Lindsay explained that, during the consultation period, respondents were concerned that the wording of the transitional arrangements "would have meant that an application for consent would have had to have already been lodged or received before the new EIA regulations came into force, with either an environmental statement (ES) or a scoping opinion in place, in order for the current EIA regime to continue to apply".

"This would have meant that applications that were not lodged before the EIA regulations came into force would have needed to comply with the new EIA regulations even though an ES could have been all but finalised under the current regime," she said.

"The issue has now been resolved so that where a scoping opinion has already been requested, or an application or an ES submitted, before the commencement of the new EIA regulations, the previous EIA regulations and regime will continue to apply. Therefore, on schemes where applicants are relatively close to being able to submit a request for a scoping opinion, they should consider whether to crack on and do so before 16 May so that the application will be considered under the certainty of the current EIA regulations," she said.

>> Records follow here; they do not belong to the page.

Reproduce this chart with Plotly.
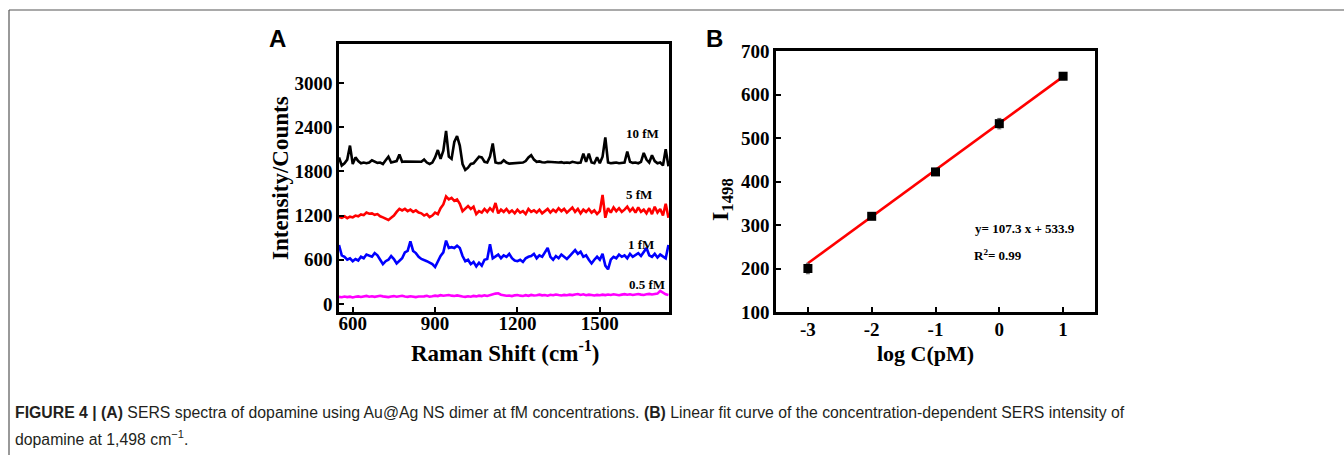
import plotly.graph_objects as go

W, H = 1344, 455

# ---------------- Panel A data ----------------
raman_shift = list(range(550, 1751, 10))

i_10fM = [1990, 1880, 1910, 1960, 2150, 1900, 1990, 1940, 1910, 1920,
          1910, 1920, 1950, 1930, 1915, 1920, 1900, 1950, 2000, 1920,
          1930, 1940, 2030, 1930, 1935, 1935, 1940, 1940, 1930, 1935,
          1930, 1960, 1920, 1900, 1920, 1990, 2090, 1970, 2080, 2350,
          2000, 1970, 2200, 2280, 2150, 1900, 1820, 1850, 1900, 1910,
          1960, 2000, 1990, 1930, 1920, 2000, 2180, 1920, 1910, 1915,
          1950, 1920, 1905, 1910, 1915, 1910, 1915, 1920, 1940, 1990,
          2020, 1960, 1930, 1935, 1925, 1920, 1930, 1925, 1920, 1915,
          1920, 1925, 1915, 1920, 1915, 1930, 1920, 1915, 1920, 2040,
          1930, 2040, 1920, 1910, 1990, 1910, 2000, 2260, 1920, 1910,
          1915, 1920, 1910, 1915, 1920, 2070, 1930, 1915, 1920, 1910,
          1930, 2050, 1960, 1920, 2020, 1940, 1910, 1920, 1880, 2100,
          1870]

i_5fM = [1180, 1170, 1190, 1165, 1185, 1175, 1200, 1190, 1215, 1205,
         1240, 1225, 1230, 1210, 1220, 1190, 1175, 1160, 1140, 1170,
         1200, 1250, 1290, 1270, 1290, 1260, 1280, 1250, 1270, 1240,
         1230, 1200, 1220, 1180, 1200, 1240, 1220, 1300, 1350, 1460,
         1420, 1440, 1400, 1420, 1360, 1260, 1300, 1330, 1290, 1320,
         1220, 1260, 1240, 1290, 1250, 1300, 1260, 1370, 1230, 1280,
         1250, 1290, 1240, 1270, 1230, 1280, 1240, 1260, 1220, 1290,
         1250, 1270, 1240, 1280, 1230, 1260, 1290, 1240, 1280, 1250,
         1300, 1260, 1290, 1240, 1270, 1310, 1250, 1290, 1230, 1280,
         1250, 1290, 1240, 1270, 1220, 1260, 1480, 1170, 1300, 1240,
         1310, 1260, 1300, 1250, 1280, 1320, 1260, 1300, 1240, 1310,
         1250, 1280, 1230, 1300, 1220, 1320, 1240, 1290, 1200, 1360,
         1170]

i_1fM = [800, 660, 640, 600, 620, 580, 610, 590, 640, 620,
         670, 650, 640, 690, 660, 600, 540, 580, 600, 650,
         610, 550, 590, 620, 700, 720, 850, 720, 690, 640,
         610, 600, 580, 560, 540, 500, 580, 650, 700, 860,
         760, 770, 760, 790, 760, 650, 580, 600, 540, 570,
         510, 560, 520, 600, 610, 810, 620, 640, 670, 620,
         660, 640, 680, 620, 590, 580, 600, 570, 620, 640,
         650, 680, 620, 660, 640, 700, 760, 640, 600, 650,
         620, 670, 640, 610, 650, 690, 730, 680, 710, 640,
         660, 600, 550, 600, 640, 600, 680, 520, 470, 600,
         640, 620, 670, 640, 660, 620, 680, 640, 660, 690,
         650, 700, 760, 660, 640, 680, 630, 670, 650, 620,
         800]

i_05fM = [95, 90, 100, 92, 98, 88, 96, 102, 94, 100,
          108, 98, 104, 96, 100, 110, 102, 96, 92, 100,
          106, 98, 104, 110, 100, 96, 104, 98, 92, 100,
          96, 102, 110, 98, 104, 112, 106, 118, 110, 114,
          120, 112, 108, 116, 104, 100, 96, 104, 98, 108,
          102, 112, 106, 116, 108, 120, 130, 140, 145, 125,
          118, 110, 114, 106, 116, 120, 112, 108, 118, 110,
          122, 114, 118, 126, 116, 120, 112, 124, 118, 128,
          120, 114, 122, 118, 126, 120, 128, 134, 122, 130,
          118, 126, 120, 114, 122, 118, 126, 120, 128, 122,
          130, 124, 118, 126, 132, 124, 130, 122, 128, 134,
          126, 122, 130, 136, 128, 134, 140, 178, 150, 130,
          120]

series_names = ["10 fM", "5 fM", "1 fM", "0.5 fM"]
series_colors = ["#000000", "#ff0000", "#0000ff", "#ff00ff"]
series_values = [i_10fM, i_5fM, i_1fM, i_05fM]
label_x = [1654, 1643, 1650, 1672]
label_y = [2321, 1480, 801, 258]

a_xticks = [600, 900, 1200, 1500]
a_yticks = [0, 600, 1200, 1800, 2400, 3000]

# ---------------- Panel B data ----------------
log_c = [-3, -2, -1, 0, 1]
i_1498 = [200, 320, 422, 533, 642]
i_1498_err = [12, 4, 8, 12, 8]
fit_slope = 107.3
fit_intercept = 533.9
fit_x = [-3, 1]
b_xticks = [-3, -2, -1, 0, 1]
b_xticktext = ["-3", "-2", "-1", "0", "1"]
b_yticks = [100, 200, 300, 400, 500, 600, 700]

# ---------------- Figure ----------------
fig = go.Figure()

for name, col, vals in zip(series_names, series_colors, series_values):
    fig.add_trace(go.Scatter(x=raman_shift, y=vals, mode="lines", name=name,
                             line=dict(color=col, width=2.6),
                             xaxis="x", yaxis="y", showlegend=False))

fig.add_trace(go.Scatter(x=fit_x, y=[fit_slope * v + fit_intercept for v in fit_x],
                         mode="lines", line=dict(color="#ff0000", width=2.6),
                         xaxis="x2", yaxis="y2", showlegend=False))
fig.add_trace(go.Scatter(x=log_c, y=i_1498, mode="markers",
                         marker=dict(symbol="square", size=9, color="#000000"),
                         error_y=dict(type="data", array=i_1498_err, color="#555555",
                                      thickness=1, width=2),
                         xaxis="x2", yaxis="y2", showlegend=False))

serif = "Liberation Serif, Times New Roman, serif"
sans = "Liberation Sans, Arial, sans-serif"
tickfont = dict(family=serif, size=19, color="#000000", weight="bold")

axis_common = dict(showline=True, linecolor="#000000", linewidth=2.5, mirror=True,
                   ticks="inside", ticklen=5, tickwidth=2, tickcolor="#000000",
                   showgrid=False, zeroline=False, tickfont=tickfont, automargin=False)

def px_x(p):
    return p / W

def px_y(p):
    return 1 - p / H

fig.update_layout(
    width=W, height=H, margin=dict(l=0, r=0, t=0, b=0, pad=0, autoexpand=False),
    showlegend=False,
    paper_bgcolor="#ffffff", plot_bgcolor="#ffffff",
    xaxis=dict(domain=[px_x(339), px_x(669)], range=[550, 1752],
               tickvals=a_xticks, anchor="y", ticklabelstandoff=-8, **axis_common),
    yaxis=dict(domain=[px_y(312), px_y(44)], range=[-110, 3530],
               tickvals=a_yticks, anchor="x", **axis_common),
    xaxis2=dict(domain=[px_x(776), px_x(1095)], range=[-3.5, 1.5],
                tickvals=b_xticks, ticktext=b_xticktext, anchor="y2",
                ticklabelstandoff=-2, **axis_common),
    yaxis2=dict(domain=[px_y(312), px_y(51)], range=[100, 700],
                tickvals=b_yticks, anchor="x2", **axis_common),
)

ann = []
# series labels
for name, lx, ly in zip(series_names, label_x, label_y):
    ann.append(dict(x=lx, y=ly, xref="x", yref="y", text=name, showarrow=False,
                    xanchor="center", yanchor="middle",
                    font=dict(family=serif, size=13, color="#000000", weight="bold")))

def pann(xp, yp, text, font, xanchor="center", angle=0):
    ann.append(dict(x=px_x(xp), y=px_y(yp), xref="paper", yref="paper", text=text,
                    showarrow=False, xanchor=xanchor, yanchor="middle",
                    textangle=angle, font=font))

# panel letters
pann(277, 38, "<b>A</b>", dict(family=sans, size=24, color="#000000"))
pann(714, 38, "<b>B</b>", dict(family=sans, size=24, color="#000000"))
# axis titles
pann(281, 178, "Intensity/Counts", dict(family=serif, size=23, color="#000000", weight="bold"),
     angle=-90)
pann(505, 351, "Raman Shift (cm<sup>-1</sup>)",
     dict(family=serif, size=23, color="#000000", weight="bold"))
pann(925, 353, "log C(pM)", dict(family=serif, size=22, color="#000000", weight="bold"))
pann(722, 200, "I<sub>1498</sub>", dict(family=serif, size=24, color="#000000", weight="bold"),
     angle=-90)
# fit equation
eq_font = dict(family=serif, size=13, color="#000000", weight="bold")
ann.append(dict(x=-0.42, y=293, xref="x2", yref="y2", xanchor="left", yanchor="middle",
                text=f"y= {fit_slope} x + {fit_intercept}", showarrow=False, font=eq_font))
ann.append(dict(x=-0.42, y=231, xref="x2", yref="y2", xanchor="left", yanchor="middle",
                text="R<sup>2</sup>= 0.99", showarrow=False, font=eq_font))
# caption
cap_font = dict(family=sans, size=15.8, color="#231f20")
pann(13, 412, "<b>FIGURE 4 | (A)</b> SERS spectra of dopamine using Au@Ag NS dimer at fM concentrations. "
              "<b>(B)</b> Linear fit curve of the concentration-dependent SERS intensity of",
     cap_font, xanchor="left")
pann(13, 438, "dopamine at 1,498 cm<sup>\u22121</sup>.", cap_font, xanchor="left")
fig.update_layout(annotations=ann)

# frame lines of the figure page
fig.update_layout(shapes=[
    dict(type="line", xref="paper", yref="paper", x0=px_x(9), x1=1, y0=px_y(10), y1=px_y(10),
         line=dict(color="#555555", width=1.2)),
    dict(type="line", xref="paper", yref="paper", x0=px_x(9), x1=px_x(9), y0=px_y(10), y1=0,
         line=dict(color="#555555", width=1.2)),
])

fig.write_html("out.html")
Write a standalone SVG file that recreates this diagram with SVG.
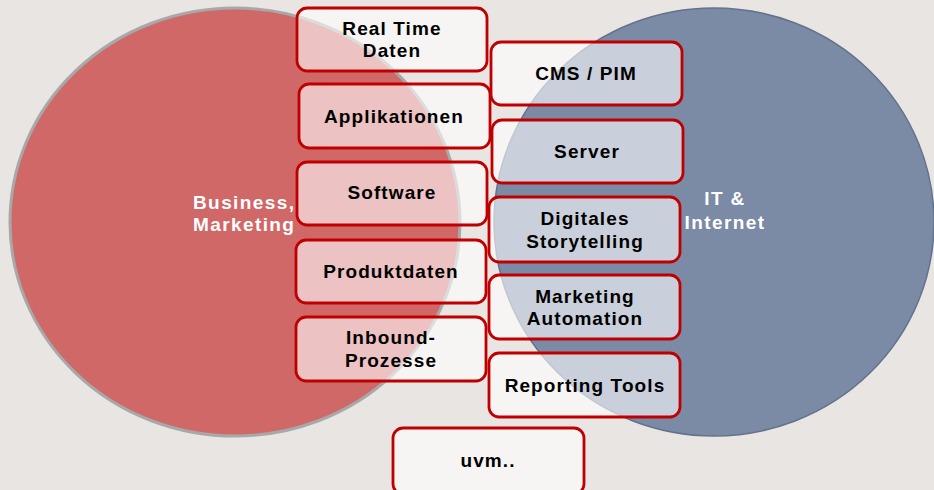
<svg xmlns="http://www.w3.org/2000/svg" width="934" height="490" viewBox="0 0 934 490">
<style>
.box{fill:#ffffff;fill-opacity:0.6;stroke:#c00000;stroke-width:2.8}
.t{font-family:"Liberation Sans",Arial,sans-serif;font-weight:bold;font-size:19px;letter-spacing:1.1px;fill:#000;text-anchor:middle}
.c{font-family:"Liberation Sans",Arial,sans-serif;font-weight:bold;font-size:19px;letter-spacing:1.4px;fill:#fff}
</style>
<rect width="934" height="490" fill="#e8e5e2"/>
<g id="circle-business">
<ellipse cx="235" cy="222" rx="225" ry="214" fill="#d16868" stroke="#a8a8a8" stroke-width="3"/>
<text class="c" x="193" y="209">Business,</text>
<text class="c" x="193" y="231">Marketing</text>
</g>
<g id="circle-it">
<ellipse cx="714" cy="222" rx="220" ry="214" fill="#7b8aa5" stroke="#64728c" stroke-width="1.5"/>
<text class="c" x="725" y="205" text-anchor="middle">IT &amp;</text>
<text class="c" x="725" y="229" text-anchor="middle">Internet</text>
</g>
<g id="connectors"></g>
<g id="n-realtime"><rect class="box" x="297" y="8" width="190" height="63" rx="10"/><text class="t" x="392" y="35">Real Time</text><text class="t" x="392" y="57">Daten</text></g>
<g id="n-cms"><rect class="box" x="491" y="42" width="191" height="63" rx="10"/><text class="t" x="586" y="80">CMS / PIM</text></g>
<g id="n-applikationen"><rect class="box" x="299" y="84" width="191" height="64" rx="10"/><text class="t" x="394" y="123">Applikationen</text></g>
<g id="n-server"><rect class="box" x="492" y="120" width="191" height="63" rx="10"/><text class="t" x="587" y="158">Server</text></g>
<g id="n-software"><rect class="box" x="297" y="162" width="190" height="63" rx="10"/><text class="t" x="392" y="199">Software</text></g>
<g id="n-storytelling"><rect class="box" x="489" y="197" width="191" height="65" rx="10"/><text class="t" x="585" y="225">Digitales</text><text class="t" x="585" y="248">Storytelling</text></g>
<g id="n-produktdaten"><rect class="box" x="296" y="240" width="190" height="63" rx="10"/><text class="t" x="391" y="278">Produktdaten</text></g>
<g id="n-automation"><rect class="box" x="489" y="275" width="191" height="64" rx="10"/><text class="t" x="585" y="303">Marketing</text><text class="t" x="585" y="325">Automation</text></g>
<g id="n-inbound"><rect class="box" x="296" y="317" width="190" height="64" rx="10"/><text class="t" x="391" y="344">Inbound-</text><text class="t" x="391" y="367">Prozesse</text></g>
<g id="n-reporting"><rect class="box" x="489" y="353" width="191" height="64" rx="10"/><text class="t" x="585" y="392">Reporting Tools</text></g>
<g id="n-uvm"><rect class="box" x="393" y="428" width="191" height="66" rx="10"/><text class="t" x="488" y="467">uvm..</text></g>
</svg>
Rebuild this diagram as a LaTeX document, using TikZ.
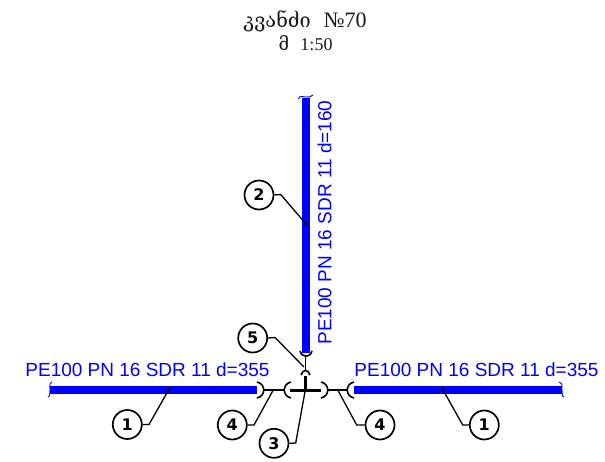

The new regulations will implement the EU's revised 2014 EIA Directive into English law. The devolved administrations of Scotland, Wales and Northern Ireland have transposed the amendments in respect of devolved planning matters separately.

The current EIA processes will not be fundamentally changed by the introduction of the new regulations, according to Lindsay. Rather, the main changes "relate to more front-loading at the screening and scoping stages, with the intention of fewer EIAs overall and more proportionate assessment, to be based on the scoping opinion".

"Marginal EIA applications may actually benefit from the new EIA regulations and might not require an EIA to be carried out," she said.

"The amendments, however, will see increased pressure on planning authority resources, likely to come at the expense of the developer: for example, with increased requests for the appointment of suitably competent external consultants on behalf of the local planning authority; and decision notices needing to be up to date based on the latest evidence and to include mitigation measures and environmental conditions," she said.

Developers should bear in mind that the UK's decision to leave the EU did not affect the coming into force of the EIA regulations, despite the fact that they relate to an EU directive.

"The UK remains a member of the EU until exit negotiations have concluded and is therefore bound to implement the EIA Directive into UK law," she said.

EIAs assess a development project's likely significant effects on the environment. They must be carried out if the project is listed in Annex 1 of the EIA Directive or, if the project is listed in Annex 2 of the directive, only if the project is judged to give rise to significant environmental effects.

The 2014 EIA Directive aims to improve the level of environmental protection provided by the EIA process with a view to making business decisions on public and private investments more sound, predictable and sustainable in the longer term, while at the same time simplifying the regime in line with the EU's ongoing drive for smarter regulation.